Pros and Cons of Disclosing Salary Information in Job Postings

Disclosing salary information in job postings is a sensitive area for employers. Some employers feel by disclosing salary information in a job posting, they will lose power on the back end during the negotiation phase because they’ve already shown what they can offer. If salary information is posted up front, what is there to negotiate later? To help you decide how to proceed with your next job posting, here is a list of pros and cons.

Pro: Including salary information will immediately generate interest and helps qualified candidates determine if the position is right for them.
Con: If the salary is too low, some candidates may not apply.
Solution: If you know the salary is low, be sure to mention other perks of the job. For example, flexible schedules, health benefits, culture, etc. Money is a motivator but it isn’t everything. Some of your company’s perks may be compelling enough to attract and retain top talent.

Pro: Disclosing salary information demonstrates your company has nothing to hide.
Con: Your company may appear inflexible and places a value on the position, not necessarily the candidate’s skills and experience.
Solution: Instead of a fixed amount, post a salary range. This will give the employer some room to negotiate when appropriate. The employer can choose to offer any amount in the range, but it could also lead to problems. Bear in mind that some candidates may consider themselves at the top of the range and may be disappointed if they are not offered that amount.

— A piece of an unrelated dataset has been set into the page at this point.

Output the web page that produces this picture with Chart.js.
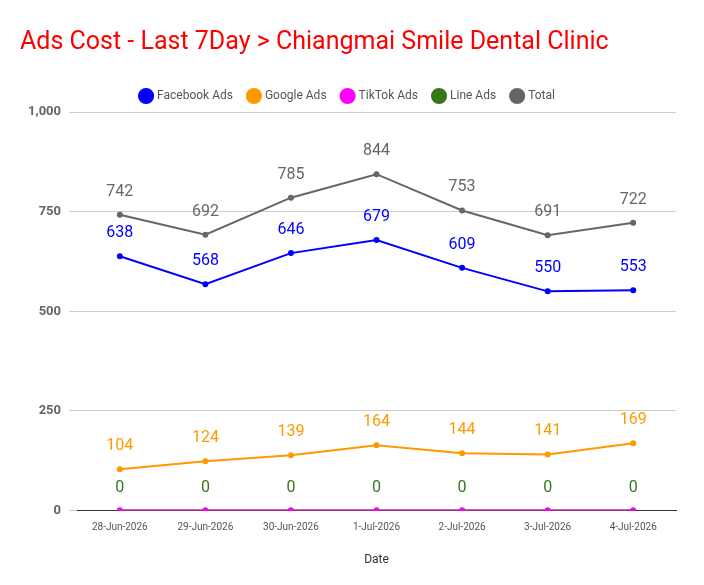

Pro: Disclosing salary information allows the job seeker to determine if the position meets their expectations.
Con: Competitors may use the information against you by posting a similar position with a higher salary.
Solution: You don’t want to get to the third interview just to find out the candidate wants $25,000 more than what you can offer. Play it safe and don’t reveal salary in the job posting but reveal the salary in the initial interview.

I prefer not to post salary information in job postings. By not stating compensation, it gives me some room to negotiate with candidates. I’m going to offer the perfect candidate a higher salary than I would someone with less experience.

In the end, whether you decide to disclose salary information is up to you. In this situation, there is no right or wrong answer. If you’re not comfortable disclosing that information in a job posting, then reveal it during the first interview. That way, you’re only discussing that information with qualified candidates.